4. Now mix in 1 tablespoon of chicken bouillon granules, 2 teaspoons of garlic powder and finally, ¼ cup of frozen mixed vegetables.  

5. Bring all of this to a boil.  Once it is boiling turn the heat down to medium-low and cover it.  Do not stir the rice.  Let it cook for approximately 25 minutes or until soft and fluffy.


Lastly, here is the recipe for the star of the show, the flautas!  Fortunately these are simple and scrumptious at the same time!  

1. Heat up your tortillas before using them so that they do not break.  You can do this easily on of two ways-either by heating them up on both sides on a griddle or hot pan or by putting 4-5 tortillas at a time in a wet dishcloth or hand towel and microwaving them for about one minute.

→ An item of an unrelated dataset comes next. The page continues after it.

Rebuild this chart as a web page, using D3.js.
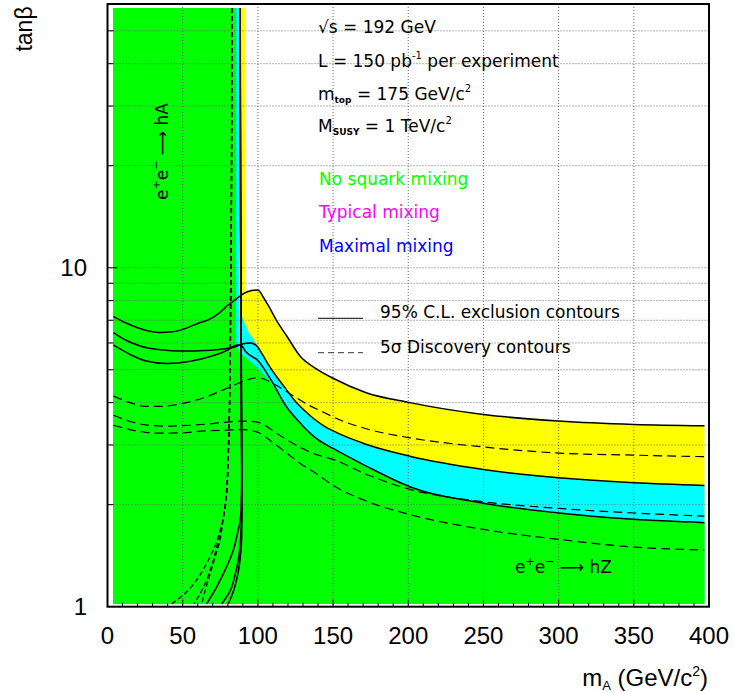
<!DOCTYPE html>
<html><head><meta charset="utf-8">
<script src="https://cdn.jsdelivr.net/npm/d3@7"></script>
<style>body{margin:0;background:#fff} svg{display:block}</style>
</head><body><svg id="c" width="734" height="692"></svg>
<script>
// ---------- data (mA in GeV/c^2, tan beta) ----------
const xTickValues = [0, 50, 100, 150, 200, 250, 300, 350, 400];
const yTickLabels = [1, 10];
const fillRangeX = [3.7, 397];
const fillRangeY = [1.018, 58.4];

// hZ exclusion contours (95% C.L., solid)
const curveA = [[4,7.18],[12,6.88],[20,6.65],[28,6.5],[35,6.44],[43,6.47],[50,6.58],[60,6.85],[68,7.05],[75,7.4],[80,7.75],[85,8.05],[89,8.3],[93,8.5],[100,8.6],[103.5,8.2],[106.9,7.74],[113.6,6.85],[119.2,6.29],[128,5.49],[140,5.0],[150,4.72],[172,4.28],[201,4.0],[250,3.69],[300,3.53],[350,3.45],[397,3.42]];
const curveB = [[4,6.44],[12,6.12],[21.7,5.88],[35,5.73],[50,5.68],[65,5.7],[78,5.77],[85,5.85],[90.3,5.97],[95,6.0],[99.2,5.88],[103,5.55],[106.9,5.19],[112,4.8],[118,4.43],[124,4.08],[131.3,3.78],[144.6,3.4],[150,3.3],[172.3,3.01],[201,2.78],[250,2.54],[300,2.40],[350,2.32],[397,2.28]];
const curveC = [[4,5.91],[15,5.55],[25,5.32],[39.5,5.22],[55,5.3],[70,5.5],[80,5.72],[86,5.92],[89,5.9],[92,5.65],[100.3,5.31],[109.2,4.63],[118,3.95],[129,3.45],[140,3.11],[150,2.93],[172,2.60],[201,2.26],[250,2.02],[300,1.89],[350,1.81],[397,1.77]];

// hZ discovery contours (5 sigma, dashed)
const curveE1 = [[4,4.18],[15,4.0],[25,3.9],[35,3.9],[50,3.98],[65,4.15],[80,4.42],[90,4.62],[100,4.74],[111,4.53],[122,4.23],[133,3.95],[144.6,3.73],[150,3.63],[172,3.35],[201,3.15],[250,2.96],[300,2.84],[350,2.80],[397,2.77]];
const curveE2 = [[4,3.67],[15,3.52],[25,3.44],[39.5,3.41],[55,3.43],[70,3.47],[78,3.5],[91.5,3.53],[100,3.5],[113.6,3.22],[127,2.97],[140,2.8],[150,2.72],[172,2.46],[201,2.22],[250,2.04],[300,1.95],[350,1.89],[397,1.85]];
const curveE3 = [[4,3.43],[15,3.33],[25,3.27],[35,3.25],[50,3.26],[65,3.3],[80,3.32],[90,3.33],[100,3.27],[110,3.05],[120,2.82],[128,2.65],[140,2.45],[150,2.28],[172,2.05],[201,1.87],[250,1.69],[300,1.58],[350,1.50],[397,1.47]];

// hA exclusion contours (solid, near-vertical)
const curveS1 = [[88.1,58.4],[88.4,20],[88.7,8],[89.0,4],[89.3,2.5],[88.6,1.85],[86.5,1.65],[83.7,1.47],[80.5,1.35],[77,1.25],[72,1.13],[66,1.02]];
const curveS2 = [[88.1,58.4],[88.4,20],[88.7,8],[89.0,4],[89.3,2.3],[89.3,2.0],[88.6,1.6],[87.3,1.4],[85,1.25],[81,1.1],[76,1.02]];
const curveS3 = [[88.2,58.4],[88.5,20],[88.8,8],[89.1,4],[89.4,2.3],[89.4,2.0],[89.2,1.6],[88.3,1.4],[86.7,1.25],[84,1.12],[80.4,1.02]];

// hA discovery contours (dashed, near-vertical)
const curveV1 = [[82.9,58.4],[82.6,20],[82,8],[81.3,4],[80.6,3],[79.8,2.4],[78.5,2.0],[76.5,1.78],[73.5,1.6],[70.4,1.47],[65,1.32],[59.4,1.2],[52,1.1],[42.8,1.02]];
const curveV2 = [[82.7,58.4],[82.4,20],[81.8,8],[81.1,4],[80.4,3],[79.6,2.4],[78.2,1.98],[75.5,1.7],[72.7,1.5],[69.5,1.33],[66,1.2],[62,1.1],[57.6,1.02]];
const curveV3 = [[82.8,58.4],[82.5,20],[81.9,8],[81.2,4],[80.5,3],[79.9,2.4],[78.8,2.07],[76.8,1.8],[74.9,1.58],[71.5,1.4],[68.2,1.25],[65.3,1.13],[62.7,1.02]];

// excluded-region fills: vertical band edge + lower boundary
const yellowBandEdge = 91.5;
const yellowEdge = [[91.5,8.4],[93,8.5],[100,8.6],[103.5,8.2],[106.9,7.74],[113.6,6.85],[119.2,6.29],[128,5.49],[140,5.0],[150,4.72],[172,4.28],[201,4.0],[250,3.69],[300,3.53],[350,3.45],[397,3.42]];
const cyanBandEdge = 87.6;
const cyanEdge = [[87.6,7.6],[90,7.1],[91.5,6.8],[95,6.35],[99.2,5.95],[103,5.55],[106.9,5.19],[112,4.8],[118,4.43],[124,4.08],[131.3,3.78],[144.6,3.4],[150,3.3],[172.3,3.01],[201,2.78],[250,2.54],[300,2.40],[350,2.32],[397,2.28]];
const greenBandEdge = 85.5;
const greenEdge = [[85.5,5.9],[87,5.72],[91.5,5.45],[100,5.05],[109.2,4.55],[118,3.95],[129,3.45],[140,3.11],[150,2.93],[172,2.60],[201,2.26],[250,2.02],[300,1.89],[350,1.81],[397,1.77]];

const gridX = [50, 100, 150, 200, 250, 300, 350];
const gridY = [2, 3, 4, 5, 6, 7, 8, 9, 10, 20, 30, 40, 50];

// ---------- drawing ----------
const svg = d3.select('#c');
const x = d3.scaleLinear().domain([0, 400]).range([107.5, 709]);
const y = d3.scaleLog().domain([1, 60]).range([606.7, 4]);
const FONT = "'Liberation Sans', Arial, sans-serif";
const LFONT = "'DejaVu Sans', sans-serif";
const LSIZE = 17;

function band(edge, color) {
  svg.append('rect')
    .attr('x', x(fillRangeX[0])).attr('y', y(fillRangeY[1]))
    .attr('width', x(edge) - x(fillRangeX[0]))
    .attr('height', y(fillRangeY[0]) - y(fillRangeY[1]))
    .attr('fill', color);
}
function under(pts, color) {
  const a = d3.area().x(d => x(d[0])).y0(y(fillRangeY[0])).y1(d => y(d[1])).curve(d3.curveMonotoneX);
  svg.append('path').attr('d', a(pts)).attr('fill', color);
}
band(yellowBandEdge, '#ffff00'); under(yellowEdge, '#ffff00');
band(cyanBandEdge, '#00ffff'); under(cyanEdge, '#00ffff');
band(greenBandEdge, '#00ff00'); under(greenEdge, '#00ff00');

// grid
const g = svg.append('g').attr('stroke', '#666').attr('stroke-width', 1).attr('stroke-dasharray', '1,2');
gridX.forEach(v => g.append('line').attr('x1', x(v)).attr('x2', x(v)).attr('y1', y(60)).attr('y2', y(1)));
gridY.forEach(v => g.append('line').attr('x1', x(0)).attr('x2', x(400)).attr('y1', y(v)).attr('y2', y(v)));

// curves
const lineX = d3.line().x(d => x(d[0])).y(d => y(d[1])).curve(d3.curveMonotoneX);
const lineY = d3.line().x(d => x(d[0])).y(d => y(d[1])).curve(d3.curveMonotoneY);
[curveA, curveB, curveC].forEach(c => svg.append('path').attr('d', lineX(c)).attr('fill', 'none').attr('stroke', '#000').attr('stroke-width', 1.5));
[curveE1, curveE2, curveE3].forEach(c => svg.append('path').attr('d', lineX(c)).attr('fill', 'none').attr('stroke', '#000').attr('stroke-width', 1.2).attr('stroke-dasharray', '9,5'));
[curveS1, curveS2, curveS3].forEach(c => svg.append('path').attr('d', lineY(c)).attr('fill', 'none').attr('stroke', '#000').attr('stroke-width', 1.6));
[curveV1, curveV2, curveV3].forEach(c => svg.append('path').attr('d', lineY(c)).attr('fill', 'none').attr('stroke', '#000').attr('stroke-width', 1.3).attr('stroke-dasharray', '5,3'));

// frame and ticks
svg.append('rect').attr('x', x(0)).attr('y', y(60)).attr('width', x(400) - x(0)).attr('height', y(1) - y(60))
  .attr('fill', 'none').attr('stroke', '#000').attr('stroke-width', 2);
const t = svg.append('g').attr('stroke', '#000').attr('stroke-width', 1);
d3.range(10, 400, 10).forEach(v => {
  const L = v % 50 === 0 ? 7 : 4;
  t.append('line').attr('x1', x(v)).attr('x2', x(v)).attr('y1', y(1)).attr('y2', y(1) - L);
});
[2,3,4,5,6,7,8,9,10,20,30,40,50].forEach(v => {
  const L = v === 10 ? 10 : 6;
  t.append('line').attr('x1', x(0)).attr('x2', x(0) + L).attr('y1', y(v)).attr('y2', y(v));
});

// tick labels
xTickValues.forEach(v => svg.append('text').attr('x', x(v)).attr('y', 644).attr('text-anchor', 'middle')
  .attr('font-family', FONT).attr('font-size', 24).text(v));
yTickLabels.forEach(v => svg.append('text').attr('x', 87).attr('y', y(v)).attr('dy', '0.36em').attr('text-anchor', 'end')
  .attr('font-family', FONT).attr('font-size', 24).text(v));

// axis titles
svg.append('text').attr('transform', 'translate(32,29) rotate(-90)').attr('text-anchor', 'middle')
  .attr('font-family', FONT).attr('font-size', 23).text('tanβ');
const xt = svg.append('text').attr('x', 708).attr('y', 686).attr('text-anchor', 'end').attr('font-family', FONT).attr('font-size', 24);
xt.append('tspan').text('m');
xt.append('tspan').attr('font-size', 13).attr('dy', 4).text('A');
xt.append('tspan').attr('dy', -4).text(' (GeV/c');
xt.append('tspan').attr('font-size', 14).attr('dy', -10).text('2');
xt.append('tspan').attr('dy', 10).text(')');

// legend / annotation text
function ltext(xp, yp, color) {
  return svg.append('text').attr('x', xp).attr('y', yp).attr('font-family', LFONT).attr('font-size', LSIZE).attr('fill', color || '#000');
}
ltext(318, 33).text('√s = 192 GeV');
let tt = ltext(318, 67); tt.append('tspan').text('L = 150 pb');
tt.append('tspan').attr('font-size', 10).attr('dy', -8).text('-1');
tt.append('tspan').attr('dy', 8).text(' per experiment');
tt = ltext(318, 100); tt.append('tspan').text('m');
tt.append('tspan').attr('font-size', 9).attr('font-weight', 'bold').attr('dy', 3).text('top');
tt.append('tspan').attr('dy', -3).text(' = 175 GeV/c');
tt.append('tspan').attr('font-size', 10).attr('dy', -8).text('2');
tt = ltext(318, 132); tt.append('tspan').text('M');
tt.append('tspan').attr('font-size', 9).attr('font-weight', 'bold').attr('dy', 3).text('SUSY');
tt.append('tspan').attr('dy', -3).text(' = 1 TeV/c');
tt.append('tspan').attr('font-size', 10).attr('dy', -8).text('2');
ltext(319, 185, '#00ff00').text('No squark mixing');
ltext(319, 218, '#ff00ff').text('Typical mixing');
ltext(319, 252, '#0000ff').text('Maximal mixing');
svg.append('line').attr('x1', 318).attr('x2', 363).attr('y1', 318.3).attr('y2', 318.3).attr('stroke', '#000').attr('stroke-width', 1);
ltext(380, 318).text('95% C.L. exclusion contours');
svg.append('line').attr('x1', 318).attr('x2', 363).attr('y1', 352.7).attr('y2', 352.7).attr('stroke', '#333').attr('stroke-width', 1).attr('stroke-dasharray', '6,4');
ltext(380, 353).text('5σ Discovery contours');

function reaction(sel, prod) {
  sel.append('tspan').text('e');
  sel.append('tspan').attr('font-size', 11).attr('dy', -8).text('+');
  sel.append('tspan').attr('dy', 8).text('e');
  sel.append('tspan').attr('font-size', 11).attr('dy', -8).text('−');
  sel.append('tspan').attr('dy', 8).text(' ⟶ ' + prod);
}
reaction(svg.append('text').attr('transform', 'translate(168,200) rotate(-90)').attr('font-family', LFONT).attr('font-size', LSIZE), 'hA');
reaction(ltext(515, 573), 'hZ');
</script></body></html>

2. Add about a tablespoon of shredded chicken to a tortilla, placing the chicken close to the edge of where you will begin to roll up the tortilla.  Then roll it up tightly and place it seam side down on a plate until you are ready to fry all of them.

3. Add olive oil to your frying pan to a depth of about one half an inch.

4. Heat the oil on medium heat.

5. Carefully add your flautas to the pan one at a time, laying them side by side, seam side down.  You will want to fry the seam closed first before you flip them.

6. After about 1 ½ - 2 minute, use a pair of tongs and flip each flauta over in order to fry the other side.  Once they are fried to a golden crisp remove them and let them drain on a platter layered with paper towels to absorb the oil.

Now you are ready to feast!  ¡Buen provecho!